In Bulawayo, a fuel service station is reportedly refusing to accept bond coins, introduced by the Reserve Bank to avert a shortage of change in smaller denominations in business across the board.

Greater resistance to the bond note has been mooted, and Reserve Bank Governor Dr John Mangudya was reported this week as saying he would step down should the bond notes strategically fail.

For a start, the governor‘s threat to quit his job will, should it take effect, amount to a big let down for a country valiantly struggling to reassert control of its economy as any independent and sovereign state ought to do in face of external pressure to turn the country into a client state of imperialists eyeing our rich natural resources for exploitation by them, as what happened at the height of colonialism.

Secondly, and even more tragically, if Dr Mangudya does in fact go he will be validating, and to the glee of our enemies, the saying: “if you can’t beat them, join them.”

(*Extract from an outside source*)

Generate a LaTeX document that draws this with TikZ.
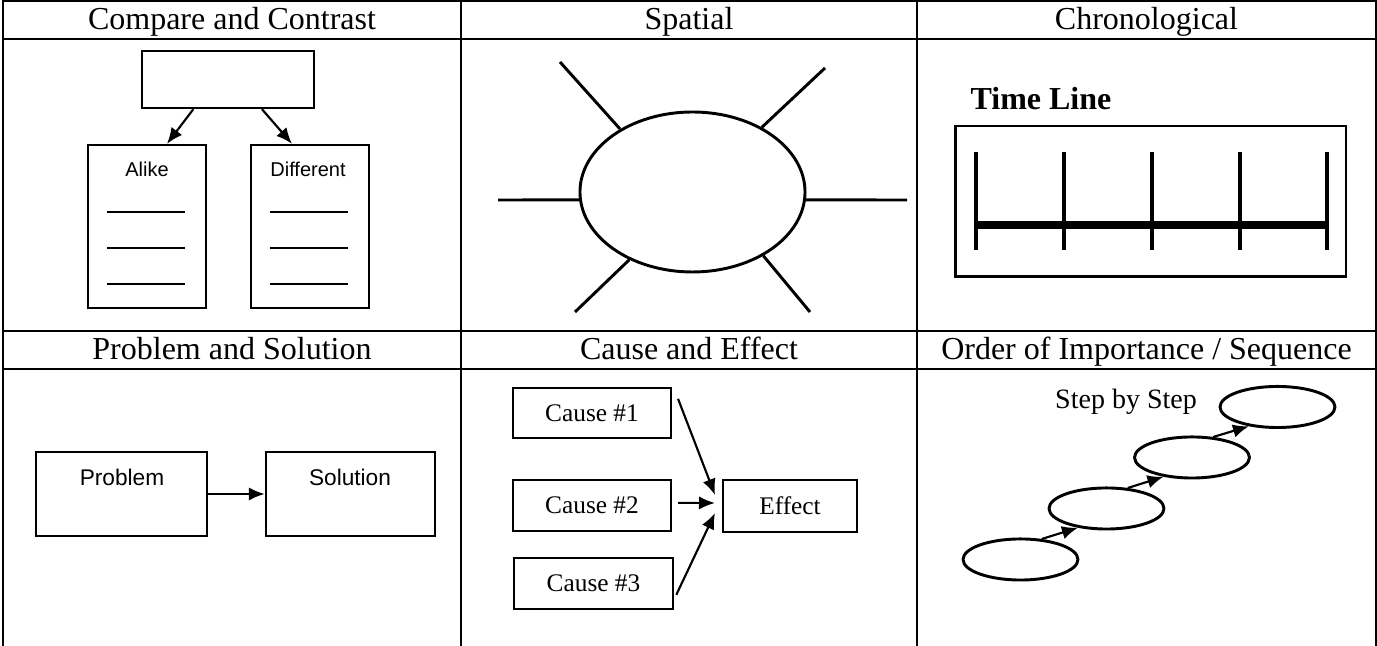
\documentclass[tikz,border=0pt]{standalone}
\usepackage{fontspec}
\setmainfont{Liberation Serif}
\setsansfont{Liberation Sans}
\usetikzlibrary{%
	arrows.meta,%
	shapes
}

\begin{document}
\begin{tikzpicture}[>={Latex[length=6pt,width=5pt]}, x=0.375pt, y=-0.375pt,
		grid/.style={line width=0.75pt},
		head/.style={font=\fontsize{12}{14}\selectfont, inner sep=0pt, anchor=base},
		box/.style={draw, line width=0.9pt, inner sep=0pt},
		oval/.style={draw, ellipse, line width=1.1pt, inner sep=0pt},
		sanstext/.style={font=\sffamily\fontsize{7.5}{9}\selectfont, inner sep=0pt},
		causetext/.style={font=\fontsize{9.5}{11}\selectfont},
		arr/.style={->, line width=0.8pt}]
				\useasboundingbox (0,0) rectangle (1377,646);
				
				% Table
				\draw[grid] (3,646) -- (3,1) -- (1376,1) -- (1376,646);
				\foreach \x in {461,917}
				\draw[grid] (\x,1) -- (\x,646);
				\foreach \y in {39,331,369}
				\draw[grid] (3,\y) -- (1376,\y);
				
				% Headers
				\node[head] (h1) at (232,30) {Compare and Contrast};
				\node[head] (h2) at (689,30) {Spatial};
				\node[head] (h3) at (1146.5,30) {Chronological};
				\node[head] (h4) at (232,360) {Problem and Solution};
				\node[head] (h5) at (689,360) {Cause and Effect};
				\node[head] (h6) at (1146.5,360) {Order of Importance / Sequence};
				
				% Compare and Contrast
				\node[box, minimum width=64.5pt, minimum height=21.4pt] (topic) at (228,79.5) {};
				\node[box, minimum width=44.25pt, minimum height=61.1pt] (alike) at (147,226.5) {};
				\node[box, minimum width=44.25pt, minimum height=61.1pt] (differ) at (310,226.5) {};
				\node[sanstext] (alikelbl) at (147,169) {Alike};
				\node[sanstext] (differlbl) at (308,169) {Different};
				\draw[arr] ([xshift=-13pt]topic.south) -- ([xshift=7.5pt]alike.north);
				\draw[arr] ([xshift=12.75pt]topic.south) -- ([xshift=-6.75pt]differ.north);
				\foreach \y in {212,248,284}
				{
					\draw[line width=0.8pt] (107,\y) -- (185,\y);
					\draw[line width=0.8pt] (270,\y) -- (348,\y);
				}
				
				% Spatial
				\node[oval, minimum width=84.4pt, minimum height=60pt] (place) at (692.5,192) {};
				\coordinate (ul) at (560,62);
				\coordinate (ur) at (825,68);
				\coordinate (lf) at (498,200);
				\coordinate (rt) at (907,200);
				\coordinate (ll) at (575,312);
				\coordinate (lr) at (810,312);
				\foreach \a/\p in {139/ul,43/ur,184/lf,356/rt,227/ll,318/lr}
				\draw[line width=1.1pt] (place.\a) -- (\p);
				
				% Chronological
				\node[font=\bfseries\fontsize{12}{14}\selectfont, inner sep=0pt] (timelbl) at (1041,99) {Time Line};
				\node[box, line width=1.1pt, minimum width=146.6pt, minimum height=56.6pt] (timebox) at (1150.5,201.5) {};
				\draw[line width=3.2pt] (976,225) -- (1327,225);
				\foreach \x in {976,1064,1152,1240,1327}
				\draw[line width=1.2pt] (\x,152) -- (\x,250);
				
				% Problem and Solution
				\node[box, minimum width=64.1pt, minimum height=31.5pt] (problem) at (121.5,494) {};
				\node[box, minimum width=63.4pt, minimum height=31.5pt] (solution) at (350.5,494) {};
				\node[sanstext, font=\sffamily\fontsize{8.5}{10}\selectfont] (problemlbl) at (122,477) {Problem};
				\node[sanstext, font=\sffamily\fontsize{8.5}{10}\selectfont] (solutionlbl) at (350,477) {Solution};
				\draw[arr] (problem) -- (solution);
				
				% Cause and Effect
				\node[box, causetext, minimum width=59.25pt, minimum height=18.75pt] (c1) at (592,413) {Cause \#1};
				\node[box, causetext, minimum width=59.25pt, minimum height=19.1pt] (c2) at (592,505.5) {Cause \#2};
				\node[box, causetext, minimum width=59.6pt, minimum height=19.1pt] (c3) at (593.5,583.5) {Cause \#3};
				\node[box, causetext, minimum width=50.25pt, minimum height=19.5pt] (effect) at (790,506) {Effect};
				\coordinate (tip1) at (715,495);
				\coordinate (tip2) at (715,503);
				\coordinate (tip3) at (715,513);
				\draw[arr] ([xshift=2.2pt]c1.10) -- (tip1);
				\draw[arr] ([xshift=2.2pt,yshift=1pt]c2.east) -- (tip2);
				\draw[arr] ([xshift=0.8pt]c3.352) -- (tip3);
				
				% Order of Importance / Sequence
				\node[font=\fontsize{10.5}{12}\selectfont, inner sep=0pt] (steplbl) at (1126,402) {Step by Step};
				\foreach \i/\x/\y in {1/1020.5/559.5, 2/1106.5/508.5, 3/1192/457.5, 4/1277.5/407}
				\node[oval, minimum width=43.1pt, minimum height=15.4pt] (s\i) at (\x,\y) {};
				\foreach \i/\j in {1/2,2/3,3/4}
				\draw[arr] (s\i.44) -- (s\j.214);
			\end{tikzpicture}
\end{document}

This pen is certainly not about to believe that the central bank governor wants to become an ally of those who wish this country ill — people who want the country’s economy to collapse yesterday as a way of effecting regime change in retaliation for the Zanu-PF government’s land reform programme under which thousands of Zimbabweans have so far recovered huge chunks of land stolen from them by white settler farmers in colonial Rhodesia.

In fact, some of those who resist the introduction of bond notes probably unknowingly hunt this country’s sovereignty with the hounds, the United States of America and its ilk who have a heinous plan to collapse the Zimbabwean economy overnight by banning access by this country to the US dollar that they know to be quite popular with business and ordinary citizens of this country.

Or those in the anti-bond notes lobby are paid agents of Zimbabwe’s enemies and have already been involved in attempts to render Zimbabwe ungovernable through violent demonstrations and other protests to try to shut down the country.

The US through its bank in 2015 stopped supplying its currency to Angola and South Africa, alleging that what it called lax regulations promoted money laundering in those countries.

However, Angola used its currency, the Kwanza, to overcome the initial shock caused by the withdrawal of the greenback.

Now if Angola with economic and social conditions similar to those in Zimbabwe after Portuguese colonial rule there did it, surely Zimbabwe can also triumph over any foreign engineered adversities if the people here have the goodwill and purposeful unity as their guiding principles in making independence and freedom a reality for all times and for all future generations.

Therefore, whatever the case might be concerning the introduction of bond notes, this pen humbly yet fervently urges Dr Mangudya to ride the storm and not hand the enemy undeserved victory on a platter.

And, who knows, a replacement for Dr Mangudya —who might actually turn out to be a paper tiger — will be a disservice to this nation.

The office of Central Bank Governor demands for its occupation a person with prevailing love for this country as well as one driven by an unflinching intrepidity.

But this pen believes the time is long overdue for the powers-that-be to get tougher with foreign and local sponsors of political mayhem which has the effect of not only portraying the government as weak in the eyes of the international community, but also seriously undermines economic and social programmes by the state to bail the economy out of the doldrums into which the Western economic embargo has plunged it and to a brave new future for all.

Unless put into effect, and be seen to take effect by giving foreign political spoilers short shrift and stocktaking their local ilk, threats against trouble makers in this country will remain just that — threats.